**Data extract**

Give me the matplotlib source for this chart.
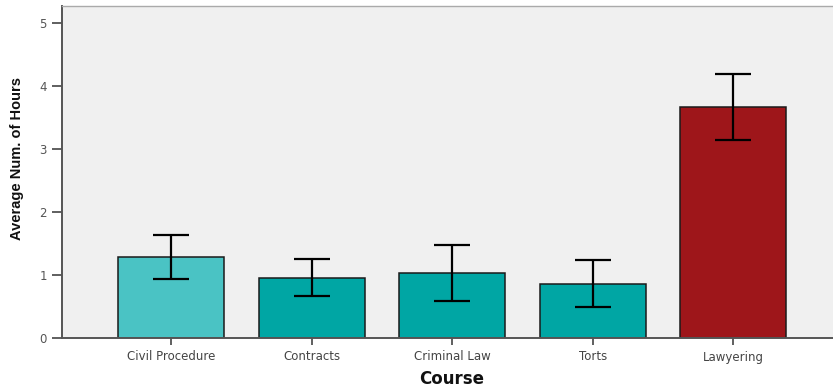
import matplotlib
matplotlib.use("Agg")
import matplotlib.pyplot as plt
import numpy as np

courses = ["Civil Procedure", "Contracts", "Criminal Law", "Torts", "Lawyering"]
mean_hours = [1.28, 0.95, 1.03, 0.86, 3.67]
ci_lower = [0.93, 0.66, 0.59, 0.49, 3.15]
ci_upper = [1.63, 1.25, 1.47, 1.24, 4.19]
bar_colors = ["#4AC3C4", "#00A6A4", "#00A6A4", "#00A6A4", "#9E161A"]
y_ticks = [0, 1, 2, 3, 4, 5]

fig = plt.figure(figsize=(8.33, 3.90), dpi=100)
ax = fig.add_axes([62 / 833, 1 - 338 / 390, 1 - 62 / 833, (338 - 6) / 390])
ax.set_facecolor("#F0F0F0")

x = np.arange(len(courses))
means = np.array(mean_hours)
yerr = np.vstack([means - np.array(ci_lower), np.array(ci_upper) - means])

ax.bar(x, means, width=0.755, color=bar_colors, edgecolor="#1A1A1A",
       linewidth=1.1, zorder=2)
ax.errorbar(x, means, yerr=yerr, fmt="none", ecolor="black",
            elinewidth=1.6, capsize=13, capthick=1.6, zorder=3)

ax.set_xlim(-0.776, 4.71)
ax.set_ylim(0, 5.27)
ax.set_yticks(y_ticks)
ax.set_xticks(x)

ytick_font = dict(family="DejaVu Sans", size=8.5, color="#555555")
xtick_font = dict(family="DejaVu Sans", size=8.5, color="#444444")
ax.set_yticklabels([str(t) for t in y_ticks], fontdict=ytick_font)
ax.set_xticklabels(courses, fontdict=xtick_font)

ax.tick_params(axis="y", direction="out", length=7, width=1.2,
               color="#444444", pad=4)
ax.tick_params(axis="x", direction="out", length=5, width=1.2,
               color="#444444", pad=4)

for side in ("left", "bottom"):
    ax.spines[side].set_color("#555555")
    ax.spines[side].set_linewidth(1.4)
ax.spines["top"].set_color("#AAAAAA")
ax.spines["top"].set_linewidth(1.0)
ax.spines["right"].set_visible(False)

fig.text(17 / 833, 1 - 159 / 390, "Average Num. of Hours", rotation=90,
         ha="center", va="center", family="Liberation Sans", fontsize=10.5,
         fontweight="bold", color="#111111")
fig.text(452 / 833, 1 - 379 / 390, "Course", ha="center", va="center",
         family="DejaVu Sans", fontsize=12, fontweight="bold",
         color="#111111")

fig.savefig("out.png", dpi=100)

**What you are asked to do**
Leave out all pictures, then copy the remaining material exactly.

**Complete response**
Give me the matplotlib source for this chart.
import matplotlib
matplotlib.use("Agg")
import matplotlib.pyplot as plt
import numpy as np

courses = ["Civil Procedure", "Contracts", "Criminal Law", "Torts", "Lawyering"]
mean_hours = [1.28, 0.95, 1.03, 0.86, 3.67]
ci_lower = [0.93, 0.66, 0.59, 0.49, 3.15]
ci_upper = [1.63, 1.25, 1.47, 1.24, 4.19]
bar_colors = ["#4AC3C4", "#00A6A4", "#00A6A4", "#00A6A4", "#9E161A"]
y_ticks = [0, 1, 2, 3, 4, 5]

fig = plt.figure(figsize=(8.33, 3.90), dpi=100)
ax = fig.add_axes([62 / 833, 1 - 338 / 390, 1 - 62 / 833, (338 - 6) / 390])
ax.set_facecolor("#F0F0F0")

x = np.arange(len(courses))
means = np.array(mean_hours)
yerr = np.vstack([means - np.array(ci_lower), np.array(ci_upper) - means])

ax.bar(x, means, width=0.755, color=bar_colors, edgecolor="#1A1A1A",
       linewidth=1.1, zorder=2)
ax.errorbar(x, means, yerr=yerr, fmt="none", ecolor="black",
            elinewidth=1.6, capsize=13, capthick=1.6, zorder=3)

ax.set_xlim(-0.776, 4.71)
ax.set_ylim(0, 5.27)
ax.set_yticks(y_ticks)
ax.set_xticks(x)

ytick_font = dict(family="DejaVu Sans", size=8.5, color="#555555")
xtick_font = dict(family="DejaVu Sans", size=8.5, color="#444444")
ax.set_yticklabels([str(t) for t in y_ticks], fontdict=ytick_font)
ax.set_xticklabels(courses, fontdict=xtick_font)

ax.tick_params(axis="y", direction="out", length=7, width=1.2,
               color="#444444", pad=4)
ax.tick_params(axis="x", direction="out", length=5, width=1.2,
               color="#444444", pad=4)

for side in ("left", "bottom"):
    ax.spines[side].set_color("#555555")
    ax.spines[side].set_linewidth(1.4)
ax.spines["top"].set_color("#AAAAAA")
ax.spines["top"].set_linewidth(1.0)
ax.spines["right"].set_visible(False)

fig.text(17 / 833, 1 - 159 / 390, "Average Num. of Hours", rotation=90,
         ha="center", va="center", family="Liberation Sans", fontsize=10.5,
         fontweight="bold", color="#111111")
fig.text(452 / 833, 1 - 379 / 390, "Course", ha="center", va="center",
         family="DejaVu Sans", fontsize=12, fontweight="bold",
         color="#111111")

fig.savefig("out.png", dpi=100)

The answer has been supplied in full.